■ Work instructions: Show all lines from the data that include the word "diagram".

■ Data listing:
___

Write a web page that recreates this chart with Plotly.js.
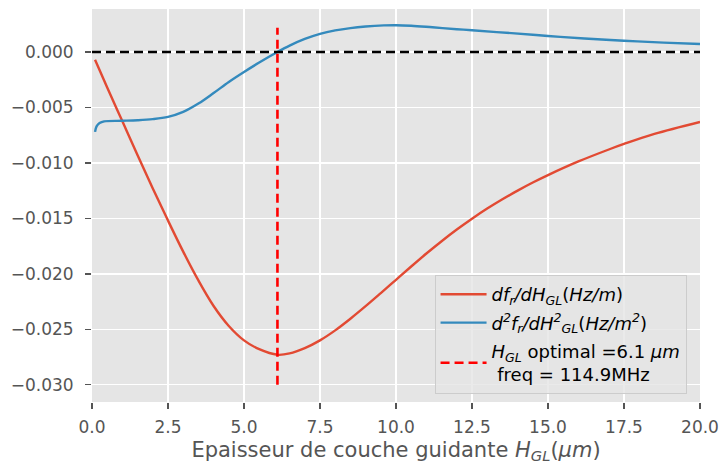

___

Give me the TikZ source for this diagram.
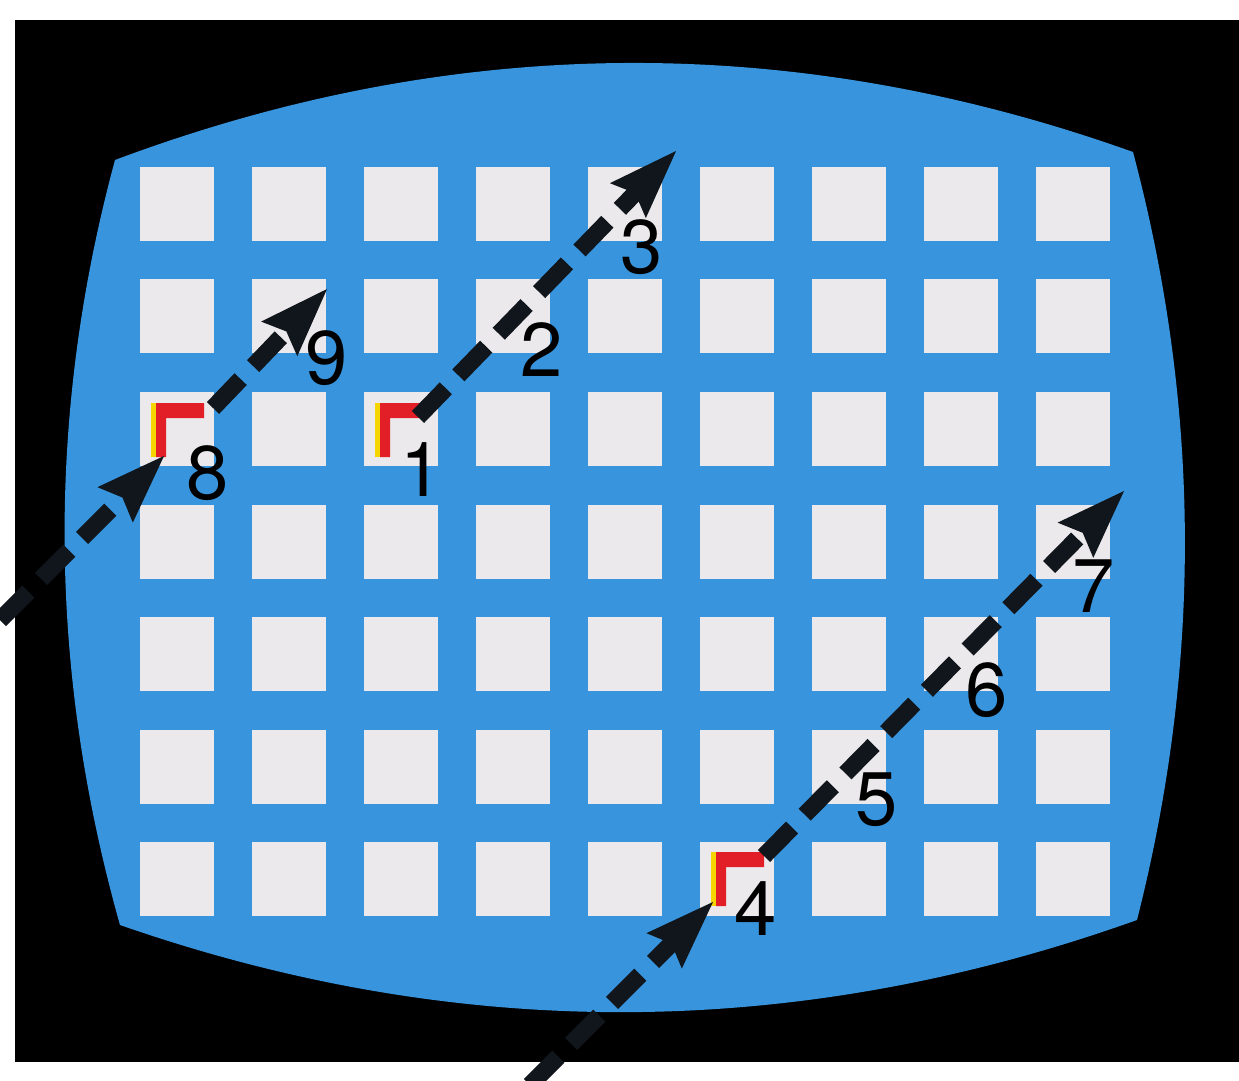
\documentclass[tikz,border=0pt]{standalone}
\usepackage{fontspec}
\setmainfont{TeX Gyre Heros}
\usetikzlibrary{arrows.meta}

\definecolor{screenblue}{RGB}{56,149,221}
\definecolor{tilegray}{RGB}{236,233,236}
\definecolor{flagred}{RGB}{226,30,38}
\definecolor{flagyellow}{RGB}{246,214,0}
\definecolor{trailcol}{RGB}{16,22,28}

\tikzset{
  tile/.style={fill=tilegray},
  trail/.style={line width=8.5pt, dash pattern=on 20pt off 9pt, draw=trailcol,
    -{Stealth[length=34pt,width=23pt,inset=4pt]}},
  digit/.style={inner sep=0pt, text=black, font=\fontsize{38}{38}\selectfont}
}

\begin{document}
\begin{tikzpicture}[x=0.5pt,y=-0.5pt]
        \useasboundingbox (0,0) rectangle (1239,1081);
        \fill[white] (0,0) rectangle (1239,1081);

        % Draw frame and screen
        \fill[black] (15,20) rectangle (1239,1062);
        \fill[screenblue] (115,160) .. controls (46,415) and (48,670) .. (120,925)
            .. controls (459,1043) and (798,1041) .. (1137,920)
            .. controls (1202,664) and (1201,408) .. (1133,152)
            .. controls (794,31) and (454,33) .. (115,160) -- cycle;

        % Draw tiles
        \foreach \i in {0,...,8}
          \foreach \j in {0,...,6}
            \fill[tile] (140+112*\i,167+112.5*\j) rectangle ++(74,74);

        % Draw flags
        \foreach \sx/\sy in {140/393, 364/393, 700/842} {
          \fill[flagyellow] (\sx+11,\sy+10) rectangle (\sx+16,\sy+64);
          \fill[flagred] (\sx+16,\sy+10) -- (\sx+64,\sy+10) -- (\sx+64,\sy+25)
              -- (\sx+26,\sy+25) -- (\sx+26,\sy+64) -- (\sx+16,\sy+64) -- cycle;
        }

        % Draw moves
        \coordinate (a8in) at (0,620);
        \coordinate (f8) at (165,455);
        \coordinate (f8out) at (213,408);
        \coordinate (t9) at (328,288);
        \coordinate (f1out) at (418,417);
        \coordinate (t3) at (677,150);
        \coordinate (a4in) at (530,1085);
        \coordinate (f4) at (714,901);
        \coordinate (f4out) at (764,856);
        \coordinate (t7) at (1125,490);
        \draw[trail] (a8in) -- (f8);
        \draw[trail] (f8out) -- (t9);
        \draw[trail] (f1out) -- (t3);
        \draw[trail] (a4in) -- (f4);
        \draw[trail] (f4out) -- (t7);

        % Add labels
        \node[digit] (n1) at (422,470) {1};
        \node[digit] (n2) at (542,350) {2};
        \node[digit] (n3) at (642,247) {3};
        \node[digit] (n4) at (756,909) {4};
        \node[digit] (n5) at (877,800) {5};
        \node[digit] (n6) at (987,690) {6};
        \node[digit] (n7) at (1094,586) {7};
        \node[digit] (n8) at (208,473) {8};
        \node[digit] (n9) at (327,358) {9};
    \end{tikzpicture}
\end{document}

___

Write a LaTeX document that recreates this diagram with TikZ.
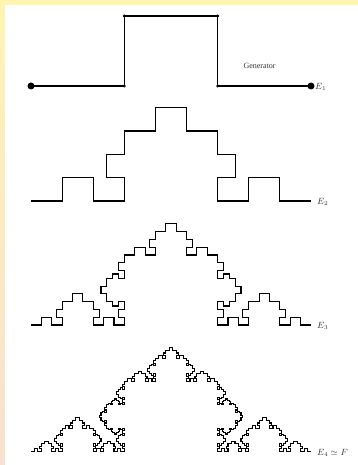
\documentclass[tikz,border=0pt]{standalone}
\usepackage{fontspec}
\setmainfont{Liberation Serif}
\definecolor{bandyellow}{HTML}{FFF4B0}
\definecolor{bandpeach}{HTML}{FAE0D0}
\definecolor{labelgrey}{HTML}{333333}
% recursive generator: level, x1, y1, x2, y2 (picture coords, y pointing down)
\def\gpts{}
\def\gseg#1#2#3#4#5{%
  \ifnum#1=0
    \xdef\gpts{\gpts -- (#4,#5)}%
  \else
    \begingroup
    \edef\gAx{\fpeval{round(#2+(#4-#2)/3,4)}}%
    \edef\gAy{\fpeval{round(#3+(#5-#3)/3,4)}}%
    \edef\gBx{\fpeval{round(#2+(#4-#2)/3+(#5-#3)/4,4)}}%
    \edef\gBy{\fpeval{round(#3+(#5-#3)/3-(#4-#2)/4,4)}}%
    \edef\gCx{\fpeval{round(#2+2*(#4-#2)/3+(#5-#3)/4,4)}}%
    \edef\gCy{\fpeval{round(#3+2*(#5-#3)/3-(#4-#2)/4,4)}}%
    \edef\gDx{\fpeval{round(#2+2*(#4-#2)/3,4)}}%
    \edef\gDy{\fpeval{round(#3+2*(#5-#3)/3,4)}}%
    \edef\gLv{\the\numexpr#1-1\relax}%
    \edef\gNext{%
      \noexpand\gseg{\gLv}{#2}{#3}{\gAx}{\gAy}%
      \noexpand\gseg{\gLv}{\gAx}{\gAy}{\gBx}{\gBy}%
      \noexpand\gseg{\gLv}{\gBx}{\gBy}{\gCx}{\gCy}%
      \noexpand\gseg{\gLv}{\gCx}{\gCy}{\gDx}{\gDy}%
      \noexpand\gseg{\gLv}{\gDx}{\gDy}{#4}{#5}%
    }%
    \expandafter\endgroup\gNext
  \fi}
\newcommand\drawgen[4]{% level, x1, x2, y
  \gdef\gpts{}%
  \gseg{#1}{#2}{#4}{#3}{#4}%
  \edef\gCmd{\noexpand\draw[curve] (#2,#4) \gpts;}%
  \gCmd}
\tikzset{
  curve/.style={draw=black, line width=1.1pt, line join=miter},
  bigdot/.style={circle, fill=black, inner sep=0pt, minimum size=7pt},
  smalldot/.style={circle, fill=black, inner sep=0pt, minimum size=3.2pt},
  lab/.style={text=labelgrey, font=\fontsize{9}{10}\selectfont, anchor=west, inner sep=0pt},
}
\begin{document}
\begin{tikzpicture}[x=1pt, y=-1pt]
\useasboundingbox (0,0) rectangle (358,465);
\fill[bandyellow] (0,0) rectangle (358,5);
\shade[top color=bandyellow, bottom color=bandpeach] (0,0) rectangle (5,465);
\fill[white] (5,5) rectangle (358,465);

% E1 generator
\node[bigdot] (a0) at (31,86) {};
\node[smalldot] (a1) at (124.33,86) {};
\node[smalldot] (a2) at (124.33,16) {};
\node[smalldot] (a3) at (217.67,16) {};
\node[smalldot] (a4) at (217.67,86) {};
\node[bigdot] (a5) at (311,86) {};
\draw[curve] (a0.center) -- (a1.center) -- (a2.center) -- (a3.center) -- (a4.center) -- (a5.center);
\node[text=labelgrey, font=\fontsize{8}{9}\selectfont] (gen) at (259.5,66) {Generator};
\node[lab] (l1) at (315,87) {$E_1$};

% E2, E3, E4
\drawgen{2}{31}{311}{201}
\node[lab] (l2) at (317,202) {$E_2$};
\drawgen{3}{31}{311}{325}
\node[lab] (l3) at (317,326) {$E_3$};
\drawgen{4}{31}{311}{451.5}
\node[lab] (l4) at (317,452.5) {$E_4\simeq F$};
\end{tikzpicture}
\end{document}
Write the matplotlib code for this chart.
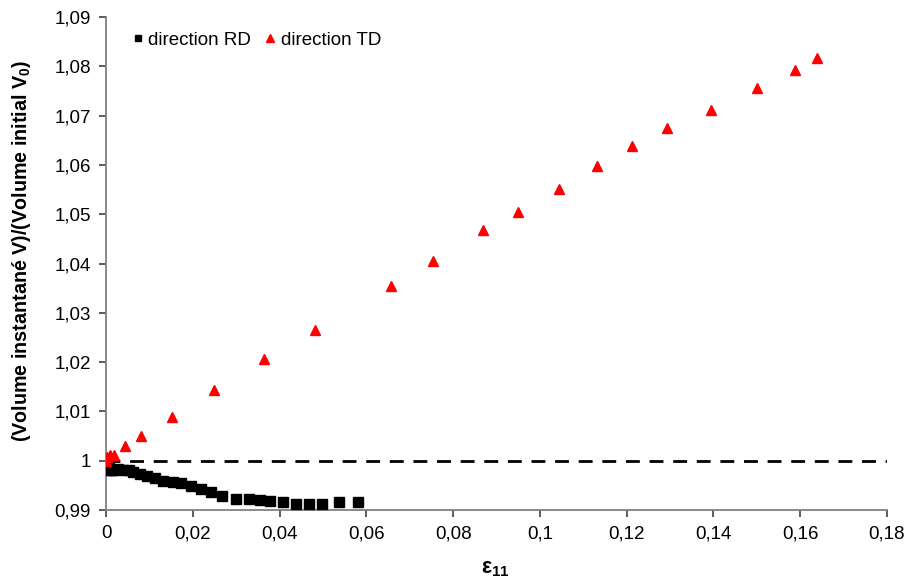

___

■ Complete answer:
Give me the TikZ source for this diagram.
Write a LaTeX document that recreates this diagram with TikZ.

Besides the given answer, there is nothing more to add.